Advanced deep learning techniques for credit risk prediction
Προηγμένες τεχνικές βαθιάς μάθησης για πρόβλεψη πιστωτικού κινδύνου
Master Thesis
Author
Solanakis, Spyridon
Σολανάκης, Σπυρίδων
Date
2025-02Keywords
Παρεμβολή ; Τεχνητά νευρωνικά δίκτυα ; Βαθιά μάθηση ; Δίκτυα Kolmogorov-Arnold ; Αξιολόγηση πιστοληπτικής κανότητας ; Regression ; Artificial neural networks ; Deep learning ; Kolmogorov-Arnold networks ; Credit scoringAbstract
This thesis extends the work presented in "Evolving Transparent Credit Risk Models: A Symbolic
Regression Approach Using Genetic Programming" (Sotiropoulos et al. 2024), focusing on improving
credit risk prediction accuracy through advanced modeling techniques. The original study proposed a
layered regression framework to model normalized FICO scores, discretized into 20 bins representing
distinct levels of credit risk. While the framework effectively addressed the regression task using various
machine learning models, challenges were identified in the higher-index layers due to increased data
complexity and class overlap.
Building upon these findings, this research introduces Kolmogorov-Arnold Networks (KANs) as an
interpretable alternative to black-box models. The study also explores advanced feature engineering
and iterative dataset refinement methods to address issues of data misclassification and variability in
higher-index layers. Key innovations include the reassignment of data points to FICO bins based on
proximity to centroids, the redistribution of data points across layers to ensure balanced representation,
and the application of mean FICO values from the nearest k-bin centroids. These methodologies yielded
significant improvements in prediction accuracy, achieving near-perfect values in some
configurations, particularly for datasets with extended feature sets.
The results support the hypothesis that certain data points were initially misclassified into incorrect
bins or that additional latent features not captured in the dataset influence bin assignments.
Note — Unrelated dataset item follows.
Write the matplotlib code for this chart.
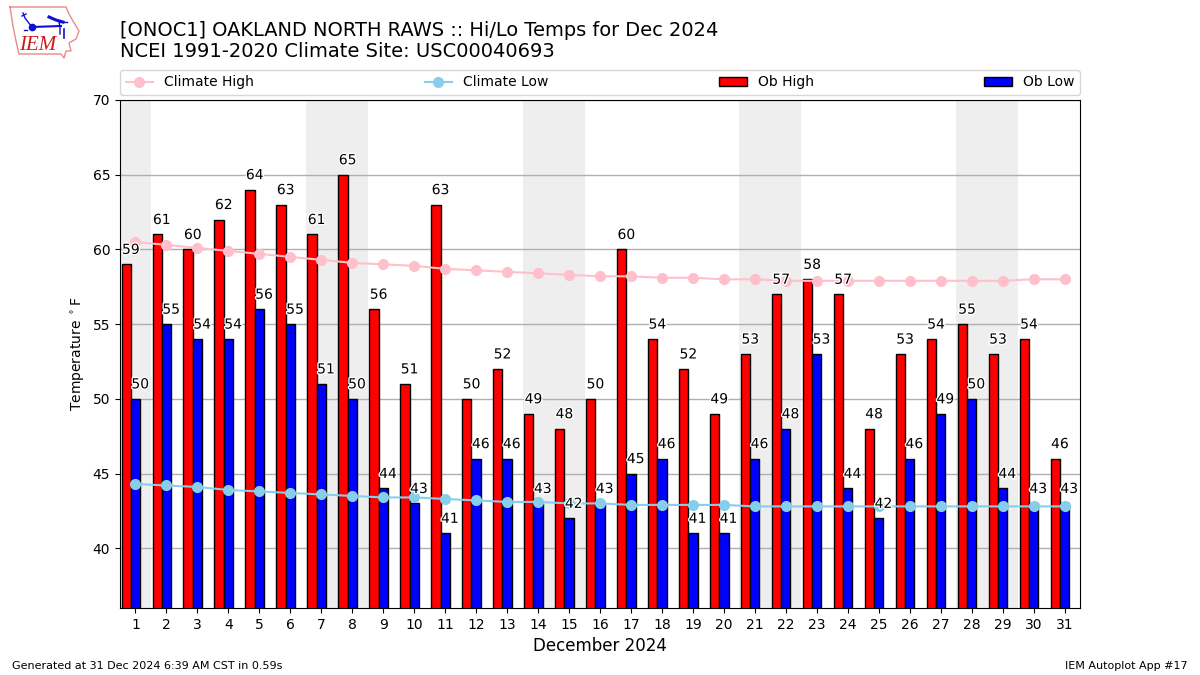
#!/bin/python

import numpy as np
import matplotlib
matplotlib.use('Agg')
import matplotlib.pyplot as plt
import matplotlib.patheffects as pe

days = np.arange(1, 32)
ob_high = [59, 61, 60, 62, 64, 63, 61, 65, 56, 51, 63, 50, 52, 49, 48, 50,
           60, 54, 52, 49, 53, 57, 58, 57, 48, 53, 54, 55, 53, 54, 46]
ob_low = [50, 55, 54, 54, 56, 55, 51, 50, 44, 43, 41, 46, 46, 43, 42, 43,
          45, 46, 41, 41, 46, 48, 53, 44, 42, 46, 49, 50, 44, 43, 43]
climate_high = [60.5, 60.3, 60.1, 59.9, 59.7, 59.5, 59.3, 59.1, 59.0, 58.9, 58.7,
                58.6, 58.5, 58.4, 58.3, 58.2, 58.2, 58.1, 58.1, 58.0, 58.0, 57.9,
                57.9, 57.9, 57.9, 57.9, 57.9, 57.9, 57.9, 58.0, 58.0]
climate_low = [44.3, 44.2, 44.1, 43.9, 43.8, 43.7, 43.6, 43.5, 43.4, 43.4, 43.3,
               43.2, 43.1, 43.1, 43.0, 43.0, 42.9, 42.9, 42.9, 42.9, 42.8, 42.8,
               42.8, 42.8, 42.8, 42.8, 42.8, 42.8, 42.8, 42.8, 42.8]
# weekends, first and last day of each band
weekends = [(1, 1), (7, 8), (14, 15), (21, 22), (28, 29)]

W, H = 1200, 675
fig = plt.figure(figsize=(12, 6.75), dpi=100)
ax = fig.add_axes([120 / W, 1 - 608 / H, 960 / W, 508 / H])

for first, last in weekends:
    ax.axvspan(first - 0.5, last + 0.5, color='#eeeeee', lw=0, zorder=0)

ax.bar(days - 0.3, ob_high, width=0.3, color='red', edgecolor='k', label='Ob High', zorder=2)
ax.bar(days, ob_low, width=0.3, color='blue', edgecolor='k', label='Ob Low', zorder=2)
ax.plot(days, climate_high, color='pink', marker='o', lw=1.5, ms=7, label='Climate High', zorder=3)
ax.plot(days, climate_low, color='skyblue', marker='o', lw=1.5, ms=7, label='Climate Low', zorder=3)

# the value labels sit a bit right of their bars
halo = [pe.withStroke(linewidth=2, foreground='white')]
for d, hi, lo in zip(days, ob_high, ob_low):
    ax.text(d - 0.15, hi + 0.5, str(hi), ha='center', va='bottom', fontsize=10,
            path_effects=halo, zorder=4)
    ax.text(d + 0.15, lo + 0.5, str(lo), ha='center', va='bottom', fontsize=10,
            path_effects=halo, zorder=4)

ax.set_xlim(0.5, 31.5)
ax.set_ylim(36, 70)
ax.set_xticks(days)
ax.set_yticks(range(40, 71, 5))
ax.grid(True, axis='y', color='#b0b0b0', lw=1, zorder=1)
ax.set_axisbelow(True)
ax.set_ylabel(r'Temperature $^\circ$F')
ax.set_xlabel('December 2024', fontsize=12)

handles, labels = ax.get_legend_handles_labels()
order = [labels.index(n) for n in ['Climate High', 'Climate Low', 'Ob High', 'Ob Low']]
ax.legend([handles[i] for i in order], [labels[i] for i in order], ncol=4, mode='expand',
          loc='lower left', bbox_to_anchor=(0, 1.01, 1, 0.1), borderaxespad=0, fontsize=10)

fig.text(120 / W, 1 - 30 / H, '[ONOC1] OAKLAND NORTH RAWS :: Hi/Lo Temps for Dec 2024',
         fontsize=13.95, va='center')
fig.text(120 / W, 1 - 51.5 / H, 'NCEI 1991-2020 Climate Site: USC00040693',
         fontsize=14, va='center')
fig.text(12 / W, 1 - 666 / H, 'Generated at 31 Dec 2024 6:39 AM CST in 0.59s', fontsize=8, va='center')
fig.text(1188 / W, 1 - 666 / H, 'IEM Autoplot App #17', fontsize=8, va='center', ha='right')

# logo, in pixel coordinates of the picture
logo = fig.add_axes([1 / W, 1 - 66 / H, 90 / W, 65 / H])
logo.set_xlim(0, 90)
logo.set_ylim(65, 0)
logo.axis('off')
iowa_x = [9, 65, 68, 72, 78, 75, 68, 70, 65, 63, 60, 18, 15, 12, 9]
iowa_y = [6, 6, 13, 20, 30, 38, 42, 50, 50, 57, 53, 53, 40, 25, 6]
logo.plot(iowa_x, iowa_y, color='#e88a8a', lw=1)
logo.plot([31, 60], [26, 25], color='#1010d0', lw=1.5)
logo.plot([22, 24, 27, 31], [12, 17, 21, 26], color='#1010d0', lw=1)
logo.plot([21, 25], [15, 13], color='#1010d0', lw=1)
logo.plot([31], [26], 'o', color='#1010d0', ms=4.5)
logo.plot([48, 55, 62], [16, 19, 21], color='#1010d0', lw=2.2)
logo.plot([58, 66], [21, 21], color='#1010d0', lw=1)
logo.plot([58, 59, 59], [21, 26, 33], color='#1010d0', lw=1)
logo.plot([63, 63], [28, 37], color='#1010d0', lw=1.2)
logo.plot([23, 26], [29, 29], color='#1010d0', lw=1)
logo.text(37, 45, 'IEM', color='#d01818', family='Liberation Serif', style='italic',
          fontsize=15, ha='center', va='center')

fig.savefig('out.png', dpi=100)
Ultimately,
the findings suggest that refining FICO bin assignments and improving data distribution across layers are
critical steps toward enhancing model performance. Furthermore, the integration of additional features
or domain knowledge has the potential to further optimize credit risk predictions and provide a stronger
foundation for future advancements in the field.